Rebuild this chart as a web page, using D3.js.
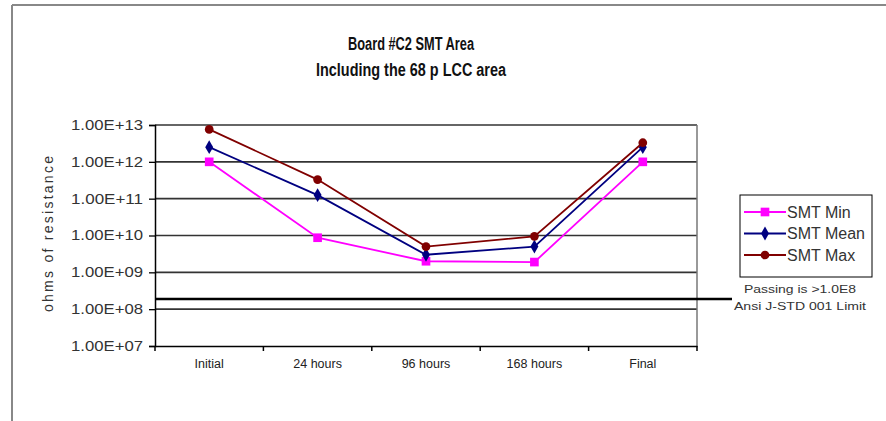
<!DOCTYPE html>
<html><head><meta charset="utf-8">
<script src="https://cdn.jsdelivr.net/npm/d3@7"></script>
<style>body{margin:0;background:#fff}svg{display:block;font-family:Arial,"Liberation Sans",sans-serif}</style>
</head><body><svg id="c" width="886" height="421"></svg>
<script>
const categories = ["Initial","24 hours","96 hours","168 hours","Final"];
const smtMin  = [1.0e12, 8.7e9, 2.0e9, 1.9e9, 1.0e12];
const smtMean = [2.5e12, 1.25e11, 3.0e9, 5.0e9, 2.5e12];
const smtMax  = [7.6e12, 3.3e11, 5.0e9, 9.5e9, 3.3e12];
const seriesNames = ["SMT Min","SMT Mean","SMT Max"];
const yTicks = [1e7,1e8,1e9,1e10,1e11,1e12,1e13];
const passLimit = 1.9e8;
const titleLines = ["Board #C2 SMT Area","Including the 68 p LCC area"];
const passText = ["Passing is >1.0E8","Ansi J-STD 001 Limit"];

const svg = d3.select("#c");
const L=155, R=697, T=125, B=346;
const x = d3.scaleBand().domain(categories).range([L,R]);
const y = d3.scaleLog().domain([1e7,1e13]).range([B,T]);

// outer frame
svg.append("line").attr("x1",12).attr("x2",886).attr("y1",5).attr("y2",5).attr("stroke","#888").attr("stroke-width",2);
svg.append("line").attr("x1",12).attr("x2",12).attr("y1",5).attr("y2",421).attr("stroke","#888").attr("stroke-width",2);

// title
const titleLen = [126, 190];
svg.selectAll("text.title").data(titleLines).join("text").attr("class","title")
  .attr("x",411).attr("y",(d,i)=>50+i*26).attr("text-anchor","middle")
  .attr("font-size",17.5).attr("font-weight","bold").attr("fill","#111")
  .attr("textLength",(d,i)=>titleLen[i]).attr("lengthAdjust","spacingAndGlyphs").text(d=>d);

// gridlines
svg.append("g").selectAll("line").data(yTicks.slice(1)).join("line")
  .attr("x1",L).attr("x2",R).attr("y1",d=>y(d)).attr("y2",d=>y(d))
  .attr("stroke","#333").attr("stroke-width",1.6);
// right border
svg.append("line").attr("x1",R).attr("x2",R).attr("y1",T).attr("y2",B).attr("stroke","#777").attr("stroke-width",1.5);

// y axis
const fmt = d => {const e=Math.round(Math.log10(d)); return "1.00E+"+(e<10?"0"+e:e);};
const ya = svg.append("g").attr("transform",`translate(${L},0)`)
  .call(d3.axisLeft(y).tickValues(yTicks).tickFormat(fmt).tickSize(6).tickPadding(6));
ya.select(".domain").attr("stroke","#000").attr("stroke-width",1.5);
ya.selectAll(".tick line").attr("stroke","#000").attr("stroke-width",1.3);
ya.selectAll("text").attr("font-size",14).attr("fill","#333")
  .attr("textLength",72).attr("lengthAdjust","spacingAndGlyphs");

// x axis
const xa = svg.append("g").attr("transform",`translate(0,${B})`)
  .call(d3.axisBottom(x).tickSize(0).tickPadding(13));
xa.select(".domain").attr("stroke","#000").attr("stroke-width",1.5);
xa.selectAll("text").attr("font-size",12.5).attr("fill","#222");
svg.append("g").selectAll("line").data(d3.range(categories.length+1)).join("line")
  .attr("x1",i=>L+i*x.step()).attr("x2",i=>L+i*x.step()).attr("y1",B).attr("y2",B+5)
  .attr("stroke","#000").attr("stroke-width",1.5);

// y label
svg.append("text").attr("transform","translate(53,234) rotate(-90)").attr("text-anchor","middle")
  .attr("font-size",14).attr("fill","#333")
  .attr("textLength",156).attr("lengthAdjust","spacing").text("ohms of resistance");

// passing limit line
svg.append("line").attr("x1",L).attr("x2",732).attr("y1",y(passLimit)).attr("y2",y(passLimit))
  .attr("stroke","#000").attr("stroke-width",2.5);
const passLen = [112, 132];
svg.selectAll("text.pass").data(passText).join("text").attr("class","pass")
  .attr("x",800).attr("y",(d,i)=>293+i*16.5).attr("text-anchor","middle")
  .attr("font-size",10.5).attr("fill","#333")
  .attr("textLength",(d,i)=>passLen[i]).attr("lengthAdjust","spacingAndGlyphs").text(d=>d);

const series = [
  {name:seriesNames[0], values:smtMin, color:"#ff00ff", sym:d3.symbolSquare, size:75},
  {name:seriesNames[1], values:smtMean, color:"#000080", sym:d3.symbolDiamond, size:55},
  {name:seriesNames[2], values:smtMax, color:"#800000", sym:d3.symbolCircle, size:60}
];
const cx = c => x(c)+x.bandwidth()/2;
const line = d3.line().x((d,i)=>cx(categories[i])).y(d=>y(d));
series.forEach(s=>{
  svg.append("path").attr("d",line(s.values)).attr("fill","none").attr("stroke",s.color).attr("stroke-width",1.8);
  svg.append("g").selectAll("path").data(s.values).join("path")
    .attr("transform",(d,i)=>`translate(${cx(categories[i])},${y(d)})`)
    .attr("d",d3.symbol().type(s.sym).size(s.size)).attr("fill",s.color);
});

// legend
const lg = svg.append("g");
lg.append("rect").attr("x",740).attr("y",195).attr("width",132).attr("height",82)
  .attr("fill","#fff").attr("stroke","#000").attr("stroke-width",1);
series.forEach((s,i)=>{
  const yy = 212+i*21.5;
  lg.append("line").attr("x1",744).attr("x2",786).attr("y1",yy).attr("y2",yy).attr("stroke",s.color).attr("stroke-width",2.2);
  lg.append("path").attr("transform",`translate(765,${yy})`).attr("d",d3.symbol().type(s.sym).size(s.size)).attr("fill",s.color);
  lg.append("text").attr("x",787).attr("y",yy+5.5).attr("font-size",16).attr("fill","#333").text(s.name);
});
</script></body></html>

* * * * * * * * *

> _Requirements_
Take the data above and repeat it exactly, leaving each picture out.

> _The output_
Rebuild this chart as a web page, using D3.js.
<!DOCTYPE html>
<html><head><meta charset="utf-8">
<script src="https://cdn.jsdelivr.net/npm/d3@7"></script>
<style>body{margin:0;background:#fff}svg{display:block;font-family:Arial,"Liberation Sans",sans-serif}</style>
</head><body><svg id="c" width="886" height="421"></svg>
<script>
const categories = ["Initial","24 hours","96 hours","168 hours","Final"];
const smtMin  = [1.0e12, 8.7e9, 2.0e9, 1.9e9, 1.0e12];
const smtMean = [2.5e12, 1.25e11, 3.0e9, 5.0e9, 2.5e12];
const smtMax  = [7.6e12, 3.3e11, 5.0e9, 9.5e9, 3.3e12];
const seriesNames = ["SMT Min","SMT Mean","SMT Max"];
const yTicks = [1e7,1e8,1e9,1e10,1e11,1e12,1e13];
const passLimit = 1.9e8;
const titleLines = ["Board #C2 SMT Area","Including the 68 p LCC area"];
const passText = ["Passing is >1.0E8","Ansi J-STD 001 Limit"];

const svg = d3.select("#c");
const L=155, R=697, T=125, B=346;
const x = d3.scaleBand().domain(categories).range([L,R]);
const y = d3.scaleLog().domain([1e7,1e13]).range([B,T]);

// outer frame
svg.append("line").attr("x1",12).attr("x2",886).attr("y1",5).attr("y2",5).attr("stroke","#888").attr("stroke-width",2);
svg.append("line").attr("x1",12).attr("x2",12).attr("y1",5).attr("y2",421).attr("stroke","#888").attr("stroke-width",2);

// title
const titleLen = [126, 190];
svg.selectAll("text.title").data(titleLines).join("text").attr("class","title")
  .attr("x",411).attr("y",(d,i)=>50+i*26).attr("text-anchor","middle")
  .attr("font-size",17.5).attr("font-weight","bold").attr("fill","#111")
  .attr("textLength",(d,i)=>titleLen[i]).attr("lengthAdjust","spacingAndGlyphs").text(d=>d);

// gridlines
svg.append("g").selectAll("line").data(yTicks.slice(1)).join("line")
  .attr("x1",L).attr("x2",R).attr("y1",d=>y(d)).attr("y2",d=>y(d))
  .attr("stroke","#333").attr("stroke-width",1.6);
// right border
svg.append("line").attr("x1",R).attr("x2",R).attr("y1",T).attr("y2",B).attr("stroke","#777").attr("stroke-width",1.5);

// y axis
const fmt = d => {const e=Math.round(Math.log10(d)); return "1.00E+"+(e<10?"0"+e:e);};
const ya = svg.append("g").attr("transform",`translate(${L},0)`)
  .call(d3.axisLeft(y).tickValues(yTicks).tickFormat(fmt).tickSize(6).tickPadding(6));
ya.select(".domain").attr("stroke","#000").attr("stroke-width",1.5);
ya.selectAll(".tick line").attr("stroke","#000").attr("stroke-width",1.3);
ya.selectAll("text").attr("font-size",14).attr("fill","#333")
  .attr("textLength",72).attr("lengthAdjust","spacingAndGlyphs");

// x axis
const xa = svg.append("g").attr("transform",`translate(0,${B})`)
  .call(d3.axisBottom(x).tickSize(0).tickPadding(13));
xa.select(".domain").attr("stroke","#000").attr("stroke-width",1.5);
xa.selectAll("text").attr("font-size",12.5).attr("fill","#222");
svg.append("g").selectAll("line").data(d3.range(categories.length+1)).join("line")
  .attr("x1",i=>L+i*x.step()).attr("x2",i=>L+i*x.step()).attr("y1",B).attr("y2",B+5)
  .attr("stroke","#000").attr("stroke-width",1.5);

// y label
svg.append("text").attr("transform","translate(53,234) rotate(-90)").attr("text-anchor","middle")
  .attr("font-size",14).attr("fill","#333")
  .attr("textLength",156).attr("lengthAdjust","spacing").text("ohms of resistance");

// passing limit line
svg.append("line").attr("x1",L).attr("x2",732).attr("y1",y(passLimit)).attr("y2",y(passLimit))
  .attr("stroke","#000").attr("stroke-width",2.5);
const passLen = [112, 132];
svg.selectAll("text.pass").data(passText).join("text").attr("class","pass")
  .attr("x",800).attr("y",(d,i)=>293+i*16.5).attr("text-anchor","middle")
  .attr("font-size",10.5).attr("fill","#333")
  .attr("textLength",(d,i)=>passLen[i]).attr("lengthAdjust","spacingAndGlyphs").text(d=>d);

const series = [
  {name:seriesNames[0], values:smtMin, color:"#ff00ff", sym:d3.symbolSquare, size:75},
  {name:seriesNames[1], values:smtMean, color:"#000080", sym:d3.symbolDiamond, size:55},
  {name:seriesNames[2], values:smtMax, color:"#800000", sym:d3.symbolCircle, size:60}
];
const cx = c => x(c)+x.bandwidth()/2;
const line = d3.line().x((d,i)=>cx(categories[i])).y(d=>y(d));
series.forEach(s=>{
  svg.append("path").attr("d",line(s.values)).attr("fill","none").attr("stroke",s.color).attr("stroke-width",1.8);
  svg.append("g").selectAll("path").data(s.values).join("path")
    .attr("transform",(d,i)=>`translate(${cx(categories[i])},${y(d)})`)
    .attr("d",d3.symbol().type(s.sym).size(s.size)).attr("fill",s.color);
});

// legend
const lg = svg.append("g");
lg.append("rect").attr("x",740).attr("y",195).attr("width",132).attr("height",82)
  .attr("fill","#fff").attr("stroke","#000").attr("stroke-width",1);
series.forEach((s,i)=>{
  const yy = 212+i*21.5;
  lg.append("line").attr("x1",744).attr("x2",786).attr("y1",yy).attr("y2",yy).attr("stroke",s.color).attr("stroke-width",2.2);
  lg.append("path").attr("transform",`translate(765,${yy})`).attr("d",d3.symbol().type(s.sym).size(s.size)).attr("fill",s.color);
  lg.append("text").attr("x",787).attr("y",yy+5.5).attr("font-size",16).attr("fill","#333").text(s.name);
});
</script></body></html>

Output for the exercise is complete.